'Is simplicity simple or Dada?
I consider myself rather likeable'
Tristan Tzara, How I Became Charming Likeable and Delightful (1922)
'Dada is applicable to eveything, and yet it is nothing, it is the point where yes and no meet, not solemnly in the castles of human philosophers, but quite simply on streets corners like dogs and grasshoppers'.
Tristan Tzara (1917)
'We want to give back to humanity the ability to understand that a unique fraternity comes into existence at the intense moment when beauty and life itself, brought into a high tension on a wire, ascends towards a flash-point; the blue tremor linked to the ground by out magnetised gaze which covers the peak with snow. The miracle!'
Tristan Tzara, Note on Art (1917)
Note:The above picture features an unopened can labelled 'EMERGENCY DRINKING WATER'. I found it on The Thames foreshore a few years ago.
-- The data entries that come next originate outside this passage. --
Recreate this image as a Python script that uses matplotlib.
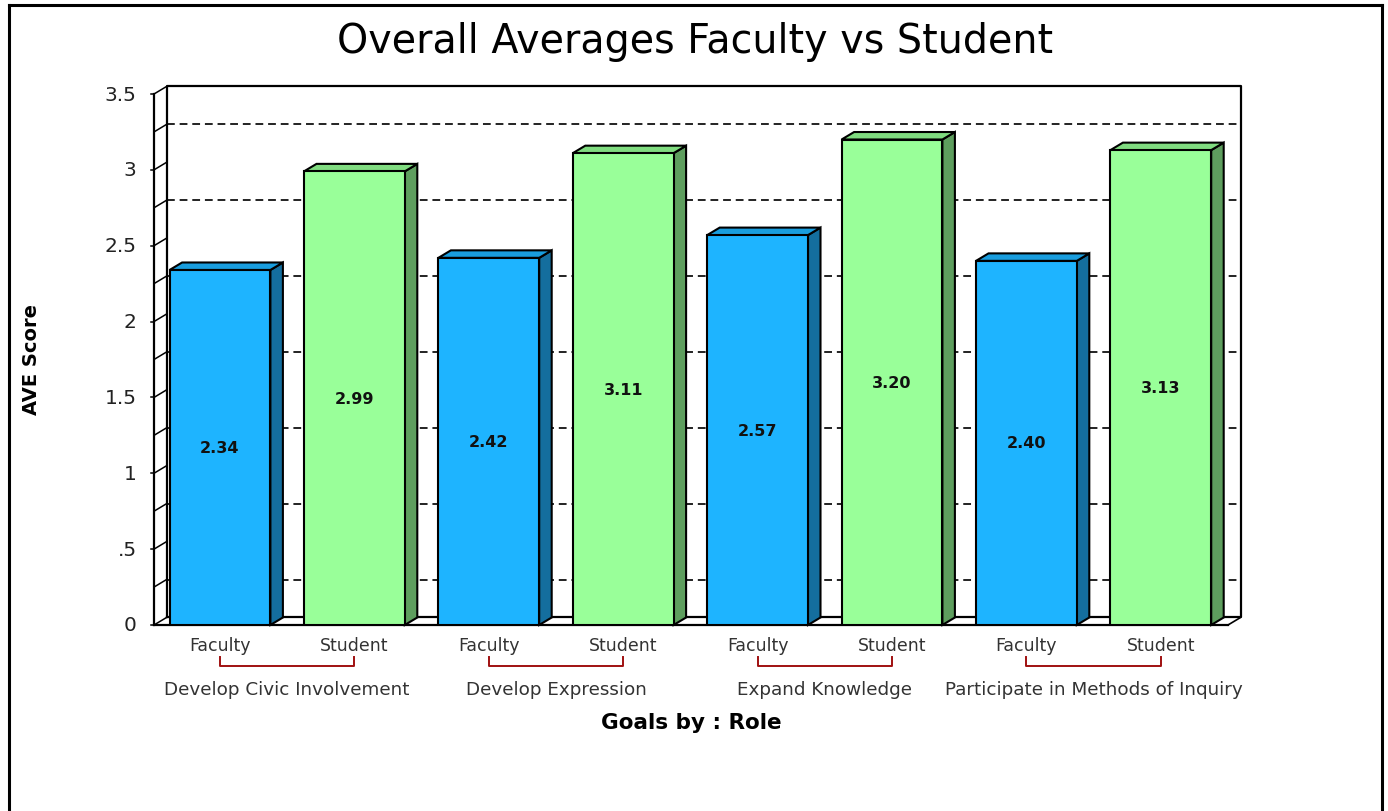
import numpy as np
import matplotlib.pyplot as plt
from matplotlib.patches import Polygon
from matplotlib.lines import Line2D

goals = ['Develop Civic Involvement', 'Develop Expression', 'Expand Knowledge',
         'Participate in Methods of Inquiry']
roles = ['Faculty', 'Student']
faculty = [2.34, 2.42, 2.57, 2.40]
student = [2.99, 3.11, 3.20, 3.13]
ytick_vals = [0, 0.5, 1, 1.5, 2, 2.5, 3, 3.5]
ytick_labels = ['0', '.5', '1', '1.5', '2', '2.5', '3', '3.5']

front = {'Faculty': '#1eb4ff', 'Student': '#99ff99'}
side = {'Faculty': '#146e9e', 'Student': '#5e9e5e'}
top = {'Faculty': '#199dde', 'Student': '#80dc80'}

W, H = 1388, 812
fig = plt.figure(figsize=(W / 100, H / 100), dpi=100)
ax = fig.add_axes([154 / W, 1 - 626 / H, 1074 / W, 531 / H])
xmin, xmax = -0.491, 7.50
ymin, ymax = 0, 3.5
ax.set_xlim(xmin, xmax)
ax.set_ylim(ymin, ymax)
ax.axis('off')

# depth offset of the fake 3D, in data units
dx = 12.5 / 134.36
dy = 7.5 / 151.7

# figure frame (open at the bottom)
for xs, ys in [([9, 9], [812, 6]), ([9, 1382], [6, 6]), ([1382, 1382], [6, 812])]:
    fig.add_artist(Line2D([x / W for x in xs], [1 - y / H for y in ys],
                          color='black', lw=2.2, transform=fig.transFigure))

# back wall and floor
kw = dict(color='black', lw=1.6, clip_on=False, zorder=2)
ax.plot([xmin + dx, xmax + dx, xmax + dx, xmin + dx, xmin + dx],
        [ymin + dy, ymin + dy, ymax + dy, ymax + dy, ymin + dy], **kw)
ax.plot([xmin, xmin], [ymin, ymax], **kw)
ax.plot([xmin, xmax], [ymin, ymin], **kw)
ax.plot([xmax, xmax + dx], [ymin, ymin + dy], color='black', lw=1.2, clip_on=False)

quarters = np.arange(0, 3.51, 0.25)
for q in quarters:
    ax.plot([xmin, xmin + dx], [q, q + dy], color='black', lw=1.1, clip_on=False)
for q in quarters[1::2]:
    ax.plot([xmin + dx, xmax + dx], [q + dy, q + dy], color='#222222', lw=1.4,
            ls=(0, (4, 2.5)), clip_on=False, zorder=1)
for v, lab in zip(ytick_vals, ytick_labels):
    ax.plot([xmin - 0.025, xmin], [v, v], color='black', lw=1.1, clip_on=False)
    ax.text(xmin - 0.13, v, lab, ha='right', va='center', fontsize=14.5,
            color='#222222')

# bars
vals = []
cats = []
for f, s in zip(faculty, student):
    vals += [f, s]
    cats += roles
pos = np.arange(len(vals))
bw = 0.75
for p, v, c in zip(pos, vals, cats):
    ax.bar(p, v, width=bw, color=front[c], edgecolor='black', lw=1.5, zorder=4)
    r = p + bw / 2
    l = p - bw / 2
    ax.add_patch(Polygon([(r, 0), (r + dx, dy), (r + dx, v + dy), (r, v)],
                         closed=True, facecolor=side[c], edgecolor='black',
                         lw=1.5, zorder=3, clip_on=False))
    ax.add_patch(Polygon([(l, v), (l + dx, v + dy), (r + dx, v + dy), (r, v)],
                         closed=True, facecolor=top[c], edgecolor='black',
                         lw=1.5, zorder=3, clip_on=False))
    ax.text(p, v / 2, f'{v:.2f}', ha='center', va='center', fontsize=11.5,
            fontweight='bold', color='#111111', zorder=5)

# category labels, brackets and group labels
tr = ax.get_xaxis_transform()
for p, c in zip(pos, cats):
    ax.text(p, -20 / 531, c, transform=tr, ha='center', va='center',
            fontsize=12.5, color='#333333')
for i, g in enumerate(goals):
    a, b = pos[2 * i], pos[2 * i + 1]
    ax.plot([a, a, b, b], [-32 / 531, -41 / 531, -41 / 531, -32 / 531],
            transform=tr, color='#a01010', lw=1.4, clip_on=False)
    ax.text((a + b) / 2, -64 / 531, g, transform=tr, ha='center', va='center',
            fontsize=13.2, color='#333333')

ax.text(0.5, -97 / 531, 'Goals by : Role', transform=ax.transAxes, ha='center',
        va='center', fontsize=15.5, fontweight='bold')
fig.text(32 / W, 1 - 360 / H, 'AVE Score', rotation=90, ha='center', va='center',
         fontsize=14, fontweight='bold')
fig.text(695 / W, 1 - 42 / H, 'Overall Averages Faculty vs Student', ha='center',
         va='center', fontsize=28.5)

fig.savefig('out.png', dpi=100)
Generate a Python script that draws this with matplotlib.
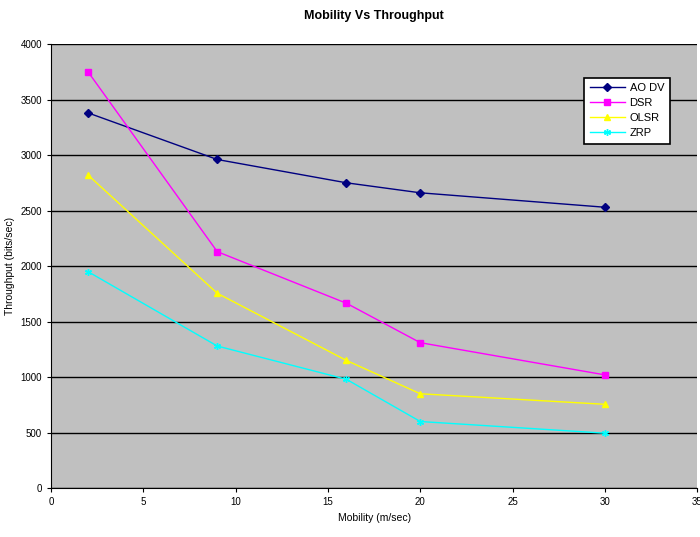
import matplotlib.pyplot as plt
from matplotlib.ticker import MultipleLocator

plt.rcParams['font.family'] = ['Liberation Sans', 'DejaVu Sans']

mobility = [2, 9, 16, 20, 30]
aodv = [3380, 2960, 2750, 2660, 2530]
dsr = [3750, 2130, 1665, 1310, 1020]
olsr = [2820, 1755, 1150, 850, 755]
zrp = [1950, 1280, 980, 600, 495]

fig = plt.figure(figsize=(7, 5.37), dpi=100)
ax = fig.add_axes([0.073, 0.091, 0.923, 0.827])
ax.set_facecolor('#c0c0c0')

ax.plot(mobility, aodv, color='#000080', marker='D', markersize=4, lw=1, label='AO DV')
ax.plot(mobility, dsr, color='#ff00ff', marker='s', markersize=4.5, lw=1, label='DSR')
ax.plot(mobility, olsr, color='#ffff00', marker='^', markersize=5, lw=1, label='OLSR')
ax.plot(mobility, zrp, color='#00ffff', marker=(6, 2, 0), markersize=5, lw=1, label='ZRP')

ax.set_xlim(0, 35)
ax.set_ylim(0, 4000)
ax.xaxis.set_major_locator(MultipleLocator(5))
ax.yaxis.set_major_locator(MultipleLocator(500))
ax.yaxis.grid(True, color='black', lw=1)
ax.set_axisbelow(True)
for s in ['top', 'right']:
    ax.spines[s].set_visible(False)
ax.tick_params(labelsize=7, length=3, direction='out')

ax.set_title('Mobility Vs Throughput', fontsize=9, fontweight='bold', pad=18)
ax.set_xlabel('Mobility (m/sec)', fontsize=7.5)
ax.set_ylabel('Throughput (bits/sec)', fontsize=7.5)

leg = ax.legend(loc='upper right', bbox_to_anchor=(0.966, 0.937), fontsize=8,
                fancybox=False, edgecolor='black', framealpha=1,
                handlelength=3.2, borderpad=0.5, labelspacing=0.45,
                handletextpad=0.4)
leg.get_frame().set_linewidth(1.2)

fig.savefig('out.png')
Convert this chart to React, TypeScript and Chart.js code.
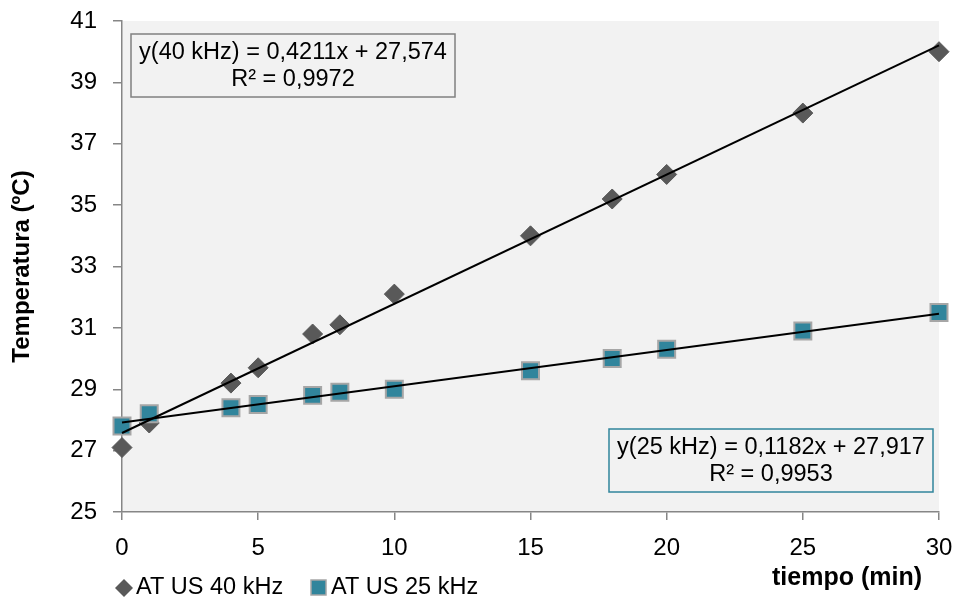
import React, { useEffect, useRef } from "react";
import { Chart, registerables } from "chart.js";

Chart.register(...registerables);

const times = [0, 1, 4, 5, 7, 8, 10, 15, 18, 20, 25, 30];
const temp40 = [27.1, 27.9, 29.2, 29.7, 30.8, 31.1, 32.1, 34.0, 35.2, 36.0, 38.0, 40.0];
const temp25 = [27.8, 28.2, 28.4, 28.5, 28.8, 28.9, 29.0, 29.6, 30.0, 30.3, 30.9, 31.5];
const seriesNames = ["AT US 40 kHz", "AT US 25 kHz"];
const trendSlopes = [0.4211, 0.1182];
const trendIntercepts = [27.574, 27.917];
const trendRange = [0, 30];
const equationLines = [
  ["y(40 kHz) = 0,4211x + 27,574", "R² = 0,9972"],
  ["y(25 kHz) = 0,1182x + 27,917", "R² = 0,9953"],
];
const yTicks = [25, 27, 29, 31, 33, 35, 37, 39, 41];
const xTicks = [0, 5, 10, 15, 20, 25, 30];

const FONT = "'Liberation Sans', Arial, sans-serif";
const DIAMOND = "#595959";
const TEAL = "#31859C";
const SQ_BORDER = "#A6A6A6";
const AXIS = "#868686";

const overlay = {
  id: "overlay",
  beforeDraw(chart: any) {
    const { ctx, chartArea: a } = chart;
    ctx.save();
    ctx.fillStyle = "#F2F2F2";
    ctx.fillRect(a.left, a.top, a.right - a.left, a.bottom - a.top);
    ctx.restore();
  },
  afterDraw(chart: any) {
    const { ctx } = chart;
    ctx.save();
    const boxes = [
      { x: 131, y: 34, w: 324, h: 63, color: "#808080" },
      { x: 609, y: 429, w: 324, h: 63, color: TEAL },
    ];
    boxes.forEach((b, i) => {
      ctx.strokeStyle = b.color;
      ctx.lineWidth = 1.5;
      ctx.strokeRect(b.x, b.y, b.w, b.h);
      ctx.fillStyle = "#000";
      ctx.font = `23.5px ${FONT}`;
      ctx.textAlign = "center";
      ctx.textBaseline = "middle";
      ctx.fillText(equationLines[i][0], b.x + b.w / 2, b.y + 19);
      ctx.fillText(equationLines[i][1], b.x + b.w / 2, b.y + 46);
    });
    ctx.font = `bold 25px ${FONT}`;
    ctx.textAlign = "right";
    ctx.textBaseline = "middle";
    ctx.fillStyle = "#000";
    ctx.fillText("tiempo (min)", 922, 578);
    const ly = 588;
    ctx.fillStyle = DIAMOND;
    ctx.beginPath();
    ctx.moveTo(124, ly - 9);
    ctx.lineTo(133, ly);
    ctx.lineTo(124, ly + 9);
    ctx.lineTo(115, ly);
    ctx.closePath();
    ctx.fill();
    ctx.fillStyle = TEAL;
    ctx.strokeStyle = SQ_BORDER;
    ctx.lineWidth = 1.5;
    ctx.fillRect(311, ly - 8, 15, 15);
    ctx.strokeRect(311, ly - 8, 15, 15);
    ctx.fillStyle = "#000";
    ctx.font = `23.5px ${FONT}`;
    ctx.textAlign = "left";
    ctx.fillText(seriesNames[0], 136, ly);
    ctx.fillText(seriesNames[1], 331, ly);
    ctx.restore();
  },
};

export default function App() {
  const ref = useRef<HTMLCanvasElement>(null);
  useEffect(() => {
    document.body.style.margin = "0";
    const trend = (i: number) =>
      trendRange.map((x) => ({ x, y: trendSlopes[i] * x + trendIntercepts[i] }));
    const chart = new Chart(ref.current!, {
      type: "scatter",
      data: {
        datasets: [
          {
            type: "line",
            label: "trend40",
            data: trend(0),
            borderColor: "#000",
            borderWidth: 2,
            pointRadius: 0,
            order: 0,
            clip: false,
          },
          {
            type: "line",
            label: "trend25",
            data: trend(1),
            borderColor: "#000",
            borderWidth: 2,
            pointRadius: 0,
            order: 0,
            clip: false,
          },
          {
            label: seriesNames[1],
            data: times.map((x, i) => ({ x, y: temp25[i] })),
            pointStyle: "rect",
            pointRadius: 12,
            backgroundColor: TEAL,
            borderColor: SQ_BORDER,
            borderWidth: 2,
            order: 1,
            clip: false,
          },
          {
            label: seriesNames[0],
            data: times.map((x, i) => ({ x, y: temp40[i] })),
            pointStyle: "rectRot",
            pointRadius: 10,
            backgroundColor: DIAMOND,
            borderColor: DIAMOND,
            borderWidth: 1,
            order: 2,
            clip: false,
          },
        ],
      },
      options: {
        animation: false,
        responsive: false,
        maintainAspectRatio: false,
        layout: { padding: { top: 21, right: 17, left: 0, bottom: 0 } },
        plugins: {
          legend: { display: false },
          tooltip: { enabled: false },
        },
        scales: {
          x: {
            type: "linear",
            min: 0,
            max: 30,
            afterBuildTicks: (s: any) => {
              s.ticks = xTicks.map((v) => ({ value: v }));
            },
            afterFit: (s: any) => {
              s.height = 89;
              s.paddingLeft = 0;
              s.paddingRight = 0;
            },
            ticks: {
              font: { family: FONT, size: 24 },
              color: "#000",
              padding: 14,
            },
            grid: { drawOnChartArea: false, drawTicks: true, tickLength: 8, color: AXIS, lineWidth: 1.5 },
            border: { color: AXIS, width: 1.5 },
          },
          y: {
            min: 25,
            max: 41,
            afterBuildTicks: (s: any) => {
              s.ticks = yTicks.map((v) => ({ value: v }));
            },
            afterFit: (s: any) => {
              s.width = 122;
              s.paddingTop = 0;
              s.paddingBottom = 0;
            },
            ticks: {
              font: { family: FONT, size: 24 },
              color: "#000",
              padding: 16,
            },
            title: {
              display: true,
              text: "Temperatura (ºC)",
              font: { family: FONT, size: 24, weight: "bold" },
              color: "#000",
              padding: { top: 8, bottom: 0 },
            },
            grid: { drawOnChartArea: false, drawTicks: true, tickLength: 9, color: AXIS, lineWidth: 1.5 },
            border: { color: AXIS, width: 1.5 },
          },
        },
      },
      plugins: [overlay],
    } as any);
    return () => chart.destroy();
  }, []);
  return (
    <div style={{ position: "absolute", left: 0, top: 0, width: 956, height: 601 }}>
      <canvas ref={ref} width={956} height={601} style={{ width: 956, height: 601 }} />
    </div>
  );
}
I crave simplicity in life, away from all the machines and complications in this colony of humans. The fact of existence seems simple in itself to me. Difficultly simple though - sheer love and pain, as they face each other off. The above quoted writing seems to resonate with me, each snippet another battering on the Exodus door. Either in mine or your simplicity or in the understanding that choice, yes/no is not a real choice. Power/Opposition? All the greys between Black and White, like a London autumn sky as seen from my tower. We (or maybe it's just I) like to walk away from things. To not face them head on but no simply walk away. To walk around. To walk behind.
The intense moment where beauty meets life is neither yes or no but all and nothing. It is Exodus. It is Miracle.
This is my introduction to Happy Hour at Homelesshome. Next up, my hand, your photo, our end points.
This, that, the irresistable...
London - city of confidence/s,
Fox in the grass,
The world turned upside down.
The Ruinist, Blue notebook (November 2005)
'She keeps me a few minutes more to tell me what it is about me that touches her - it is in the way I think, speak, in my whole manner, apprarently: and this is one of the compliments which has most moved me in my whole life, my simplicity'.